====== Provided material ======
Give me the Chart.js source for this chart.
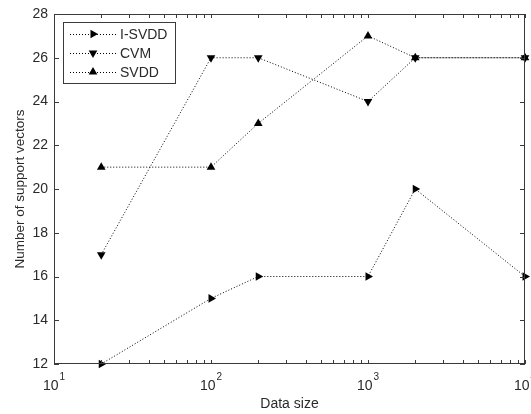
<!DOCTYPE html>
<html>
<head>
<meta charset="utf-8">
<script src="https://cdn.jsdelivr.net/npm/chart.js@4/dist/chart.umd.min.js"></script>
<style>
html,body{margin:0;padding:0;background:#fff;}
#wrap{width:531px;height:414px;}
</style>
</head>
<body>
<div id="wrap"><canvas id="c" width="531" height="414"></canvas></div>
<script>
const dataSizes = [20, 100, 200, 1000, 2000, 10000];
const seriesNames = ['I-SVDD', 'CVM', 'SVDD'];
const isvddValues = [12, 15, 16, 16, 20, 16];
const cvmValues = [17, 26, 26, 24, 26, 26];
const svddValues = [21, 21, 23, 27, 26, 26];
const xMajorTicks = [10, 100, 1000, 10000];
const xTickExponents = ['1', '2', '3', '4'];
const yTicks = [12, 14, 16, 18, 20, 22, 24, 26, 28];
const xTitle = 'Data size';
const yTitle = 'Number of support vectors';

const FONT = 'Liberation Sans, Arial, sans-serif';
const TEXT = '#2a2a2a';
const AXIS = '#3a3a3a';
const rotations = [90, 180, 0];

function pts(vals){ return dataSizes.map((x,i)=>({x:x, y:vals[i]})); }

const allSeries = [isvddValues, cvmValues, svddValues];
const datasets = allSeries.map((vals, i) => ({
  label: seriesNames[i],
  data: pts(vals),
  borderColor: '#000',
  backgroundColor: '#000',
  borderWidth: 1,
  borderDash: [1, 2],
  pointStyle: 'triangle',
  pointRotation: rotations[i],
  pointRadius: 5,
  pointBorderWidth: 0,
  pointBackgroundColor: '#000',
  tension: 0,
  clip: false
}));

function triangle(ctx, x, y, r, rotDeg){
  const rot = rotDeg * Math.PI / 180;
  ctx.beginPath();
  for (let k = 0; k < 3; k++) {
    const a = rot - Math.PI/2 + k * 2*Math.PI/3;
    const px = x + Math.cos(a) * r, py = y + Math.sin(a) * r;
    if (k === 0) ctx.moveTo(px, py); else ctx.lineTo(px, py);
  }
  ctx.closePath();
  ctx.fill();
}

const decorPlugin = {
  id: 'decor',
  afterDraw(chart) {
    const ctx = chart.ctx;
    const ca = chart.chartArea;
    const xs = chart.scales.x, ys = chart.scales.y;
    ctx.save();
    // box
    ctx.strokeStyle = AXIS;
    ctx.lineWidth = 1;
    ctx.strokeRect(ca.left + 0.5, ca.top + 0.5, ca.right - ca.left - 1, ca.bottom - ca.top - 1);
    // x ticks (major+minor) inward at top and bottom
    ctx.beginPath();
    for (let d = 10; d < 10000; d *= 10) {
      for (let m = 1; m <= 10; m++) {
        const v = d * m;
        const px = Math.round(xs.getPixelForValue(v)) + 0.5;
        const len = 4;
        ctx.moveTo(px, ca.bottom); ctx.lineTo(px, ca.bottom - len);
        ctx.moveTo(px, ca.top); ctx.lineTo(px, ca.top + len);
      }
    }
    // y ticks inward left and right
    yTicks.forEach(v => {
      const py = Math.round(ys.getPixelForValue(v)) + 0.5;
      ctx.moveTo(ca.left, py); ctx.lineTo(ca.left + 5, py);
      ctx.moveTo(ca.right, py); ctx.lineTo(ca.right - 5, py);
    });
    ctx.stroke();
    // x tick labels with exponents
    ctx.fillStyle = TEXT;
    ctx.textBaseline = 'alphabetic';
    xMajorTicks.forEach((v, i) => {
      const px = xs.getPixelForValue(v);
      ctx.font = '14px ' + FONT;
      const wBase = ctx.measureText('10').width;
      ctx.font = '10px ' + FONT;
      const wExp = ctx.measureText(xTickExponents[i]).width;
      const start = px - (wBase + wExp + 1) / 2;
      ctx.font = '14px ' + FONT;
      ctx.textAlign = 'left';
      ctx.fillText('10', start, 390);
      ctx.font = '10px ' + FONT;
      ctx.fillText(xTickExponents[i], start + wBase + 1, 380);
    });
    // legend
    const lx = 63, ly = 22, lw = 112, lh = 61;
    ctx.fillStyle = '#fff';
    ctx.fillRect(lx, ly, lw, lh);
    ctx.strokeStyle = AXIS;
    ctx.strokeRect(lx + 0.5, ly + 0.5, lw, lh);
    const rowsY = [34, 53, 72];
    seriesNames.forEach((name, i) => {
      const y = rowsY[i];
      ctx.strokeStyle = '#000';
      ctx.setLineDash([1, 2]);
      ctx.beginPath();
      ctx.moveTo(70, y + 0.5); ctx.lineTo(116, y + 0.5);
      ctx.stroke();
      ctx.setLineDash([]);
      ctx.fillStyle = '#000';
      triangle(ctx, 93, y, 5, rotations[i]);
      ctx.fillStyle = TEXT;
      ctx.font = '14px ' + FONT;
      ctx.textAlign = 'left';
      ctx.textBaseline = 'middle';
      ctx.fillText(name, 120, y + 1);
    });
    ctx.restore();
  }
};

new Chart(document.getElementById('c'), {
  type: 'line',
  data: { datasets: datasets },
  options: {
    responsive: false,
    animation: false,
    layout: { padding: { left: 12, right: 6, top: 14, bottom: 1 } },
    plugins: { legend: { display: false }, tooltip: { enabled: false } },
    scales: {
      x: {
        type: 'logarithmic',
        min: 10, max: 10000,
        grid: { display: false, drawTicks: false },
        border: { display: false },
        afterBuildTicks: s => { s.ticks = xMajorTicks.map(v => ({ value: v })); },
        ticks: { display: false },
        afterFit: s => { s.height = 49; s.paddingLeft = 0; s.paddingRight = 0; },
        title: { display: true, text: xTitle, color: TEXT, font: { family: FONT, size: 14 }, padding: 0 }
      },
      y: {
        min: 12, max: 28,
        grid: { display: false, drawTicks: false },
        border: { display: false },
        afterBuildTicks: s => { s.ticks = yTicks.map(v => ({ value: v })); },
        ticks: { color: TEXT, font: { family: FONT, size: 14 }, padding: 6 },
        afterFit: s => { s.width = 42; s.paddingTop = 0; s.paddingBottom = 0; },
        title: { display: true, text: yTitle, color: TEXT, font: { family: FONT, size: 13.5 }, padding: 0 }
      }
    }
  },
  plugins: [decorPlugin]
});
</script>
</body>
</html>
======
▶ Aim: Return the listing above in full and without alteration, excluding its pictures.

▶ Solution:
Give me the Chart.js source for this chart.
<!DOCTYPE html>
<html>
<head>
<meta charset="utf-8">
<script src="https://cdn.jsdelivr.net/npm/chart.js@4/dist/chart.umd.min.js"></script>
<style>
html,body{margin:0;padding:0;background:#fff;}
#wrap{width:531px;height:414px;}
</style>
</head>
<body>
<div id="wrap"><canvas id="c" width="531" height="414"></canvas></div>
<script>
const dataSizes = [20, 100, 200, 1000, 2000, 10000];
const seriesNames = ['I-SVDD', 'CVM', 'SVDD'];
const isvddValues = [12, 15, 16, 16, 20, 16];
const cvmValues = [17, 26, 26, 24, 26, 26];
const svddValues = [21, 21, 23, 27, 26, 26];
const xMajorTicks = [10, 100, 1000, 10000];
const xTickExponents = ['1', '2', '3', '4'];
const yTicks = [12, 14, 16, 18, 20, 22, 24, 26, 28];
const xTitle = 'Data size';
const yTitle = 'Number of support vectors';

const FONT = 'Liberation Sans, Arial, sans-serif';
const TEXT = '#2a2a2a';
const AXIS = '#3a3a3a';
const rotations = [90, 180, 0];

function pts(vals){ return dataSizes.map((x,i)=>({x:x, y:vals[i]})); }

const allSeries = [isvddValues, cvmValues, svddValues];
const datasets = allSeries.map((vals, i) => ({
  label: seriesNames[i],
  data: pts(vals),
  borderColor: '#000',
  backgroundColor: '#000',
  borderWidth: 1,
  borderDash: [1, 2],
  pointStyle: 'triangle',
  pointRotation: rotations[i],
  pointRadius: 5,
  pointBorderWidth: 0,
  pointBackgroundColor: '#000',
  tension: 0,
  clip: false
}));

function triangle(ctx, x, y, r, rotDeg){
  const rot = rotDeg * Math.PI / 180;
  ctx.beginPath();
  for (let k = 0; k < 3; k++) {
    const a = rot - Math.PI/2 + k * 2*Math.PI/3;
    const px = x + Math.cos(a) * r, py = y + Math.sin(a) * r;
    if (k === 0) ctx.moveTo(px, py); else ctx.lineTo(px, py);
  }
  ctx.closePath();
  ctx.fill();
}

const decorPlugin = {
  id: 'decor',
  afterDraw(chart) {
    const ctx = chart.ctx;
    const ca = chart.chartArea;
    const xs = chart.scales.x, ys = chart.scales.y;
    ctx.save();
    // box
    ctx.strokeStyle = AXIS;
    ctx.lineWidth = 1;
    ctx.strokeRect(ca.left + 0.5, ca.top + 0.5, ca.right - ca.left - 1, ca.bottom - ca.top - 1);
    // x ticks (major+minor) inward at top and bottom
    ctx.beginPath();
    for (let d = 10; d < 10000; d *= 10) {
      for (let m = 1; m <= 10; m++) {
        const v = d * m;
        const px = Math.round(xs.getPixelForValue(v)) + 0.5;
        const len = 4;
        ctx.moveTo(px, ca.bottom); ctx.lineTo(px, ca.bottom - len);
        ctx.moveTo(px, ca.top); ctx.lineTo(px, ca.top + len);
      }
    }
    // y ticks inward left and right
    yTicks.forEach(v => {
      const py = Math.round(ys.getPixelForValue(v)) + 0.5;
      ctx.moveTo(ca.left, py); ctx.lineTo(ca.left + 5, py);
      ctx.moveTo(ca.right, py); ctx.lineTo(ca.right - 5, py);
    });
    ctx.stroke();
    // x tick labels with exponents
    ctx.fillStyle = TEXT;
    ctx.textBaseline = 'alphabetic';
    xMajorTicks.forEach((v, i) => {
      const px = xs.getPixelForValue(v);
      ctx.font = '14px ' + FONT;
      const wBase = ctx.measureText('10').width;
      ctx.font = '10px ' + FONT;
      const wExp = ctx.measureText(xTickExponents[i]).width;
      const start = px - (wBase + wExp + 1) / 2;
      ctx.font = '14px ' + FONT;
      ctx.textAlign = 'left';
      ctx.fillText('10', start, 390);
      ctx.font = '10px ' + FONT;
      ctx.fillText(xTickExponents[i], start + wBase + 1, 380);
    });
    // legend
    const lx = 63, ly = 22, lw = 112, lh = 61;
    ctx.fillStyle = '#fff';
    ctx.fillRect(lx, ly, lw, lh);
    ctx.strokeStyle = AXIS;
    ctx.strokeRect(lx + 0.5, ly + 0.5, lw, lh);
    const rowsY = [34, 53, 72];
    seriesNames.forEach((name, i) => {
      const y = rowsY[i];
      ctx.strokeStyle = '#000';
      ctx.setLineDash([1, 2]);
      ctx.beginPath();
      ctx.moveTo(70, y + 0.5); ctx.lineTo(116, y + 0.5);
      ctx.stroke();
      ctx.setLineDash([]);
      ctx.fillStyle = '#000';
      triangle(ctx, 93, y, 5, rotations[i]);
      ctx.fillStyle = TEXT;
      ctx.font = '14px ' + FONT;
      ctx.textAlign = 'left';
      ctx.textBaseline = 'middle';
      ctx.fillText(name, 120, y + 1);
    });
    ctx.restore();
  }
};

new Chart(document.getElementById('c'), {
  type: 'line',
  data: { datasets: datasets },
  options: {
    responsive: false,
    animation: false,
    layout: { padding: { left: 12, right: 6, top: 14, bottom: 1 } },
    plugins: { legend: { display: false }, tooltip: { enabled: false } },
    scales: {
      x: {
        type: 'logarithmic',
        min: 10, max: 10000,
        grid: { display: false, drawTicks: false },
        border: { display: false },
        afterBuildTicks: s => { s.ticks = xMajorTicks.map(v => ({ value: v })); },
        ticks: { display: false },
        afterFit: s => { s.height = 49; s.paddingLeft = 0; s.paddingRight = 0; },
        title: { display: true, text: xTitle, color: TEXT, font: { family: FONT, size: 14 }, padding: 0 }
      },
      y: {
        min: 12, max: 28,
        grid: { display: false, drawTicks: false },
        border: { display: false },
        afterBuildTicks: s => { s.ticks = yTicks.map(v => ({ value: v })); },
        ticks: { color: TEXT, font: { family: FONT, size: 14 }, padding: 6 },
        afterFit: s => { s.width = 42; s.paddingTop = 0; s.paddingBottom = 0; },
        title: { display: true, text: yTitle, color: TEXT, font: { family: FONT, size: 13.5 }, padding: 0 }
      }
    }
  },
  plugins: [decorPlugin]
});
</script>
</body>
</html>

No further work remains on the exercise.